- Exercise objective
Leaving out every picture, retype the lines below from the top through the one that contains "const yMinor = [0.25,0.75,1.25,1.75];".
--
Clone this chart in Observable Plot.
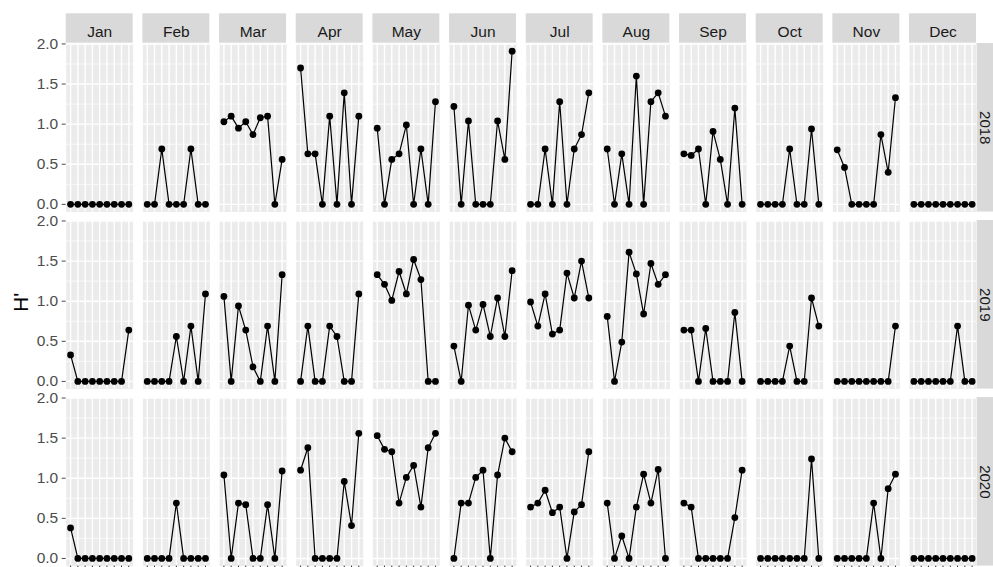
<!DOCTYPE html>
<html><head><meta charset="utf-8">
<script src="https://cdn.jsdelivr.net/npm/d3@7"></script>
<script src="https://cdn.jsdelivr.net/npm/@observablehq/plot@0.6"></script>
<style>body{margin:0;background:#fff}#chart{width:993px;height:567px;overflow:hidden}</style>
</head><body><div id="chart"></div>
<script>
const months = ["Jan","Feb","Mar","Apr","May","Jun","Jul","Aug","Sep","Oct","Nov","Dec"];
const years = ["2018","2019","2020"];
const positions = [1,2,3,4,5,6,7,8,9];
const yTicks = [0,0.5,1,1.5,2];
const yMinor = [0.25,0.75,1.25,1.75];

const h2018 = [
  [0,0,0,0,0,0,0,0,0],
  [0,0,0.69,0,0,0,0.69,0,0],
  [1.03,1.10,0.95,1.03,0.87,1.08,1.10,0,0.56],
  [1.70,0.63,0.63,0,1.10,0,1.39,0,1.10],
  [0.95,0,0.56,0.63,0.99,0,0.69,0,1.28],
  [1.22,0,1.04,0,0,0,1.04,0.56,1.91],
  [0,0,0.69,0,1.28,0,0.69,0.87,1.39],
  [0.69,0,0.63,0,1.60,0,1.28,1.39,1.10],
  [0.63,0.61,0.69,0,0.91,0.56,0,1.20,0],
  [0,0,0,0,0.69,0,0,0.94,0],
  [0.68,0.46,0,0,0,0,0.87,0.40,1.33],
  [0,0,0,0,0,0,0,0,0]
];
const h2019 = [
  [0.33,0,0,0,0,0,0,0,0.64],
  [0,0,0,0,0.56,0,0.69,0,1.09],
  [1.06,0,0.94,0.64,0.18,0,0.69,0,1.33],
  [0,0.69,0,0,0.69,0.56,0,0,1.09],
  [1.33,1.21,1.01,1.37,1.09,1.52,1.27,0,0],
  [0.44,0,0.95,0.64,0.96,0.56,1.04,0.56,1.38],
  [0.99,0.69,1.09,0.59,0.64,1.35,1.04,1.50,1.04],
  [0.81,0,0.49,1.61,1.34,0.84,1.47,1.21,1.33],
  [0.64,0.64,0,0.66,0,0,0,0.86,0],
  [0,0,0,0,0.44,0,0,1.04,0.69],
  [0,0,0,0,0,0,0,0,0.69],
  [0,0,0,0,0,0,0.69,0,0]
];
const h2020 = [
  [0.38,0,0,0,0,0,0,0,0],
  [0,0,0,0,0.69,0,0,0,0],
  [1.04,0,0.69,0.67,0,0,0.67,0,1.09],
  [1.10,1.38,0,0,0,0,0.96,0.41,1.56],
  [1.53,1.36,1.33,0.69,1.01,1.16,0.64,1.38,1.56],
  [0,0.69,0.69,1.01,1.10,0,1.04,1.50,1.33],
  [0.64,0.69,0.85,0.57,0.64,0,0.58,0.67,1.33],
  [0.69,0,0.28,0,0.64,1.05,0.69,1.11,0],
  [0.69,0.64,0,0,0,0,0,0.51,1.10],
  [0,0,0,0,0,0,0,1.24,0],
  [0,0,0,0,0,0.69,0,0.87,1.05],
  [0,0,0,0,0,0,0,0,0]
];
const byYear = [h2018, h2019, h2020];

const data = years.flatMap((yr, yi) => months.flatMap((m, mi) =>
  byYear[yi][mi].map((v, i) => ({year: yr, month: m, pos: positions[i], h: v}))));

const font = "'Liberation Sans', Arial, sans-serif";
const plot = Plot.plot({
  width: 993, height: 567,
  marginTop: 43, marginBottom: 1.4, marginLeft: 65.7, marginRight: 17,
  style: {fontFamily: font, background: "white", overflow: "visible"},
  fx: {domain: months, paddingInner: 0.1264, paddingOuter: 0, round: false, label: null},
  fy: {domain: years, paddingInner: 0.048, paddingOuter: 0, round: false, label: null},
  x: {type: "point", domain: positions, padding: 0.6, round: false, label: null},
  y: {domain: [-0.0955, 2.0055], label: null},
  marks: [
    Plot.frame({fill: "#EBEBEB", stroke: null}),
    Plot.gridY(yMinor, {stroke: "white", strokeOpacity: 1, strokeWidth: 0.7}),
    Plot.gridY(yTicks, {stroke: "white", strokeOpacity: 1, strokeWidth: 1.4}),
    Plot.gridX(positions, {stroke: "white", strokeOpacity: 1, strokeWidth: 1.4}),
    Plot.line(data, {fx: "month", fy: "year", x: "pos", y: "h", stroke: "black", strokeWidth: 1.2}),
    Plot.dot(data, {fx: "month", fy: "year", x: "pos", y: "h", fill: "black", stroke: null, r: 3.4}),
    Plot.axisY(yTicks, {anchor: "left", tickSize: 4, tickPadding: 4, tickFormat: d3.format(".1f"), fontSize: 15.5, color: "#4D4D4D", label: null}),
    Plot.axisX(positions, {anchor: "bottom", tickSize: 3, tickFormat: () => "", color: "#333333", label: null}),
    Plot.axisFx({anchor: "top", tickSize: 0, tickPadding: 11, lineAnchor: "middle", fontSize: 15.5, fill: "#1A1A1A", label: null}),
    Plot.axisFy({anchor: "right", tickSize: 0, tickPadding: 8, tickRotate: 90, textAnchor: "middle", lineAnchor: "middle", fontSize: 15, fill: "#1A1A1A", label: null})
  ]
});

const svg = d3.select(plot);
const fx = plot.scale("fx"), fy = plot.scale("fy");
const strips = svg.insert("g", "g");
months.forEach(m => strips.append("rect")
  .attr("x", fx.apply(m)).attr("y", 13.3)
  .attr("width", fx.bandwidth).attr("height", 29.4).attr("fill", "#D9D9D9"));
const rightEdge = fx.apply(months[months.length - 1]) + fx.bandwidth;
years.forEach(y => strips.append("rect")
  .attr("x", rightEdge + 0.7).attr("y", fy.apply(y))
  .attr("width", 23).attr("height", fy.bandwidth).attr("fill", "#D9D9D9"));
const fyFirst = fy.apply(years[0]), fyLast = fy.apply(years[years.length - 1]) + fy.bandwidth;
svg.append("text")
  .attr("transform", `translate(28,${(fyFirst + fyLast) / 2 - 2}) rotate(-90)`)
  .attr("text-anchor", "middle").attr("font-size", 20.5).attr("fill", "black")
  .attr("font-family", font).text("H'");

document.getElementById("chart").appendChild(plot);
</script>
</body></html>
--
- Result
Clone this chart in Observable Plot.
<!DOCTYPE html>
<html><head><meta charset="utf-8">
<script src="https://cdn.jsdelivr.net/npm/d3@7"></script>
<script src="https://cdn.jsdelivr.net/npm/@observablehq/plot@0.6"></script>
<style>body{margin:0;background:#fff}#chart{width:993px;height:567px;overflow:hidden}</style>
</head><body><div id="chart"></div>
<script>
const months = ["Jan","Feb","Mar","Apr","May","Jun","Jul","Aug","Sep","Oct","Nov","Dec"];
const years = ["2018","2019","2020"];
const positions = [1,2,3,4,5,6,7,8,9];
const yTicks = [0,0.5,1,1.5,2];
const yMinor = [0.25,0.75,1.25,1.75];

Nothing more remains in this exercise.